Il 2015 sarà un anno di elezioni in Spagna. Un appuntamento che vedrà la novità della scomparsa del bipartitismo dato l’exploit populista di Podemos e la crescita di altri partiti nuovi di centro come Ciudadanos. La situazione è nuova anche per il cosiddetto voto cattolico. Dopo le politiche di distruzione antropologica di Zapatero, molti cattolici si aspettavano una correzione di rotta da parte del Partito Popular, almeno su quei temi che in un’altra epoca si chiamavano diritto naturale (matrimonio omosessuale, aborto, ideologia gender). Quando era all’opposizione, infatti, il Pp aveva fatto di questi temi una bandiera, arrivando persino a presentare due ricorsi alla Corte Costituzionale.



La messa in moto e il successivo stop della riforma della legge sull’aborto ha rivelato fino a che punto la destra non si identifica più con i cosiddetti “valori non negoziabili”. E questo ha causato una sorta di spaccatura fra il piccolo gruppo di parlamentari del Pp che si dichiarano cattolici e gli altri. Ha ancora senso in questo contesto parlare di voto cattolico?



Il modo con cui si è realizzata la Transizione in Spagna ha fatto sì che il voto cattolico non si sia mai riversato su un solo partito. Persino durante gli anni di Zapatero, quando il socialismo portava avanti politiche chiaramente laiciste, il 50% degli elettori del Psoe si dichiarava praticante. Questo fenomeno ha diverse spiegazioni.

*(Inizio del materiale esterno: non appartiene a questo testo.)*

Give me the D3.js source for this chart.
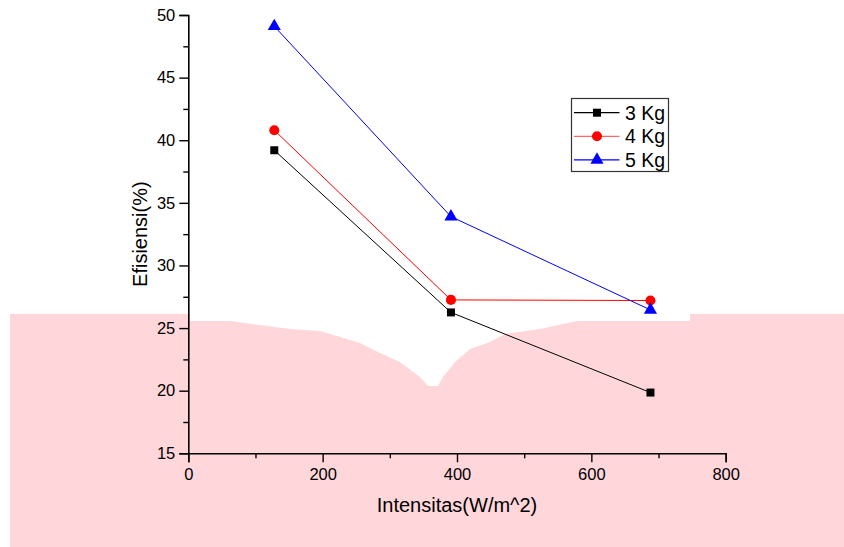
<!DOCTYPE html>
<html>
<head>
<meta charset="utf-8">
<script src="https://cdn.jsdelivr.net/npm/d3@7"></script>
<style>
  html, body { margin: 0; padding: 0; background: #fff; }
  svg { display: block; font-family: "Liberation Sans", Arial, sans-serif; }
</style>
</head>
<body>
<svg id="chart" width="844" height="547"></svg>
<script>
// ---- data ----
const intensities = [128, 391, 688];
const seriesNames = ["3 Kg", "4 Kg", "5 Kg"];
const eff3kg = [39.2, 26.25, 19.85];
const eff4kg = [40.8, 27.25, 27.2];
const eff5kg = [49.1, 33.9, 26.45];
const xTicks = [0, 200, 400, 600, 800];
const xMinorTicks = [100, 300, 500, 700];
const yTicks = [15, 20, 25, 30, 35, 40, 45, 50];
const yMinorTicks = [17.5, 22.5, 27.5, 32.5, 37.5, 42.5, 47.5];
const xTitle = "Intensitas(W/m^2)";
const yTitle = "Efisiensi(%)";

// background artifact shape in the reference picture (pixel outline)
const bgShape = [[10,314],[190,314],[190,321],[230,321],[260,325],[290,329],[320,331],[340,337],[360,343],[380,353],[400,362],[420,377],[428,386],[438,386],[443,377],[455,362],[470,349],[490,342],[505,334],[540,329],[577,321],[690,321],[690,314],[844,314],[844,547],[10,547]];

const series = [
  {name: seriesNames[0], values: eff3kg, color: "#000000", symbol: d3.symbolSquare, size: 64},
  {name: seriesNames[1], values: eff4kg, color: "#ff0000", symbol: d3.symbolCircle, size: 80},
  {name: seriesNames[2], values: eff5kg, color: "#0000ff", symbol: d3.symbolTriangle, size: 75}
];

const svg = d3.select("#chart");

svg.append("path")
  .attr("d", d3.line()(bgShape) + "Z")
  .attr("fill", "#ffd7db");

const x = d3.scaleLinear().domain([0, 800]).range([188.3, 725.7]);
const y = d3.scaleLinear().domain([15, 50]).range([453.3, 15]);

// y axis
const yAxis = svg.append("g").attr("transform", `translate(${x(0)},0)`)
  .call(d3.axisLeft(y).tickValues(yTicks).tickSize(9).tickPadding(4).tickFormat(d3.format("d")));
const yMinor = svg.append("g").attr("transform", `translate(${x(0)},0)`)
  .call(d3.axisLeft(y).tickValues(yMinorTicks).tickSize(5).tickFormat(""));
// x axis
const xAxis = svg.append("g").attr("transform", `translate(0,${y(15)})`)
  .call(d3.axisBottom(x).tickValues(xTicks).tickSize(9).tickPadding(6).tickFormat(d3.format("d")));
const xMinor = svg.append("g").attr("transform", `translate(0,${y(15)})`)
  .call(d3.axisBottom(x).tickValues(xMinorTicks).tickSize(5).tickFormat(""));
yMinor.select(".domain").remove();
xMinor.select(".domain").remove();

svg.selectAll(".domain").attr("stroke", "#000").attr("stroke-width", 1.6);
svg.selectAll(".tick line").attr("stroke", "#000").attr("stroke-width", 1.4);
svg.selectAll(".tick text").attr("font-size", 16.5).attr("fill", "#000")
  .attr("font-family", "Liberation Sans, Arial, sans-serif");

// axis titles
svg.append("text")
  .attr("x", (x(0) + x(800)) / 2)
  .attr("y", 512)
  .attr("text-anchor", "middle")
  .attr("font-size", 20)
  .attr("fill", "#000")
  .text(xTitle);
svg.append("text")
  .attr("transform", `translate(147,${(y(15) + y(50)) / 2}) rotate(-90)`)
  .attr("text-anchor", "middle")
  .attr("font-size", 20)
  .attr("fill", "#000")
  .text(yTitle);

// lines + markers
const line = d3.line().x((d, i) => x(intensities[i])).y(d => y(d));
series.forEach(s => {
  svg.append("path").attr("d", line(s.values))
    .attr("fill", "none").attr("stroke", s.color).attr("stroke-width", 1);
  svg.selectAll(null).data(s.values).enter().append("path")
    .attr("d", d3.symbol().type(s.symbol).size(s.size))
    .attr("transform", (d, i) => `translate(${x(intensities[i])},${y(d)})`)
    .attr("fill", s.color);
});

// legend
const legend = svg.append("g");
legend.append("rect").attr("x", 571.5).attr("y", 98.5).attr("width", 97).attr("height", 73)
  .attr("fill", "#fff").attr("stroke", "#333").attr("stroke-width", 1.2);
series.forEach((s, i) => {
  const cy = 112.7 + i * 23.6;
  legend.append("line").attr("x1", 574).attr("x2", 619.5).attr("y1", cy).attr("y2", cy)
    .attr("stroke", i === 1 ? "#ff6666" : s.color).attr("stroke-width", 1.2);
  legend.append("path").attr("d", d3.symbol().type(s.symbol).size(s.size))
    .attr("transform", `translate(597,${cy})`).attr("fill", s.color);
  legend.append("text").attr("x", 625).attr("y", cy + 7).attr("font-size", 19.5)
    .attr("fill", "#000").text(s.name);
});
</script>
</body>
</html>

Il peso del franchismo ha fatto sì che leader ecclesiali degli anni ‘70 si opponessero alla creazione di una Democrazia cristiana all’italiana. La confessionalità della dittatura appena finita e le brutte esperienze del XIX secolo raccomandavano di non seguire questa strada.



D’altro canto, il cattolicesimo delle élite economiche e politiche, che avevano reso possibile la modernizzazione del Paese, enfatizzava il dualismo tra l’esperienza religiosa e quella politica. Questa posizione, in realtà, è stata espressione dell’incapacità a risolvere un problema complesso. Il fatto che religione e politica siano due ambiti differenti non significa che la fede debba necessariamente ricorrere alle “cure” dell’ideologia o di “privatizzarsi”. La fede genera un soggetto nuovo, come ha spiegato Benedetto XVI in numerose occasioni. E senza invocare la legge divina per fare quella umana, può usare, e di fatto usa, la ragione in modo diverso, il che gli permette di fare politica in modo diverso.

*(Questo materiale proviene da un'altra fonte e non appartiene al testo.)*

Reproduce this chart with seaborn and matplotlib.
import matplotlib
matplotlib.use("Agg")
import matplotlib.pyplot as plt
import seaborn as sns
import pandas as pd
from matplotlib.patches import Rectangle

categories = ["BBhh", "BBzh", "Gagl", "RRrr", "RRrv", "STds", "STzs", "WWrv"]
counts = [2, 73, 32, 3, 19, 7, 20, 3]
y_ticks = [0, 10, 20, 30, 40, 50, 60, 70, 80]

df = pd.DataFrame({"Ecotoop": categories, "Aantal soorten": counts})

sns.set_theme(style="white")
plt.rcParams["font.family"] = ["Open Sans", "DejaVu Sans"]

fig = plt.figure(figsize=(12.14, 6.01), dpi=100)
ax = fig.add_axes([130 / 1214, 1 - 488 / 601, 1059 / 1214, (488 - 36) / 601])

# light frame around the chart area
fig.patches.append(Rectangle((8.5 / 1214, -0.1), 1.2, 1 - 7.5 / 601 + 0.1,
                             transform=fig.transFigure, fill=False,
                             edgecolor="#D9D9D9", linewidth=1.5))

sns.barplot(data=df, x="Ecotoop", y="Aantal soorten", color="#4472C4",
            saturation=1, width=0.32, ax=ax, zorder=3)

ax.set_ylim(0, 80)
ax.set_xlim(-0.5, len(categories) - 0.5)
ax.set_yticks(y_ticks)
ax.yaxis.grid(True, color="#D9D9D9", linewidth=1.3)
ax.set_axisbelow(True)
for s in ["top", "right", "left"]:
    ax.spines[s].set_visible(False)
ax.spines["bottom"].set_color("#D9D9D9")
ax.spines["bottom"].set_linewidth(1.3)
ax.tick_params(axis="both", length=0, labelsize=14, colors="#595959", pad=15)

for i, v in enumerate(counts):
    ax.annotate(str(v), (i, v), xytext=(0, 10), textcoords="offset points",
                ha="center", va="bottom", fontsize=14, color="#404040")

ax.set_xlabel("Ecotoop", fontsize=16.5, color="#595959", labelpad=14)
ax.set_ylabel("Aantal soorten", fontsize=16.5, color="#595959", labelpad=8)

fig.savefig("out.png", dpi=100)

Questo soggetto nuovo, il soggetto cristiano, è sempre comunitario. In Spagna è mancata un’esperienza di unità che non si esprimesse come inaccettabile integralismo. Una carenza che si completa con la mancanza di vocazione politica, clima spiritualista, scarsa strutturazione delle numerose opere sociali e un eccesso di passività che fa pensare che sia il partito e non l’iniziativa sociale a poter cambiare le cose. A tutto ciò si aggiunge il fatto che i partiti spagnoli sono quelli che gli esperti chiamano “formazioni cartellizzate”: piccole strutture, chiuse su se stesse, molto poco interessate alla propria base e molto focalizzate a ottenere la maggior parte possibile di gestione dello Stato.

In questo contesto, ha senso parlare di unità del voto cattolico se questo significa parlare di unità nella persona dell’elettore cattolico. È indispensabile, perché la fede non venga mortificata, che sia ragionevole il fare politica o il votare. Deve dimostrarsi utile per generare una maggior intelligenza o un miglior legame di quello che le ideologie offrono nel compromesso con le sfide della vita pubblica così come si mostrano ora, con le loro reali urgenze e non con agende dettate da progetti astratti.

E le grandi urgenze per la vita comune sono due. La prima è salvare il sistema costituzionale dalla minaccia del populismo. La seconda è tutelare la libertà delle opere sociali, specialmente la libertà di educazione. La situazione è cambiata molto durante questa legislatura e le nuove sfide non possono essere affrontate da un solo partito. Forse non sarebbe sbagliato, data la situazione, scegliere caso per caso, secondo le circostanze, qual è il partito più opportuno da votare.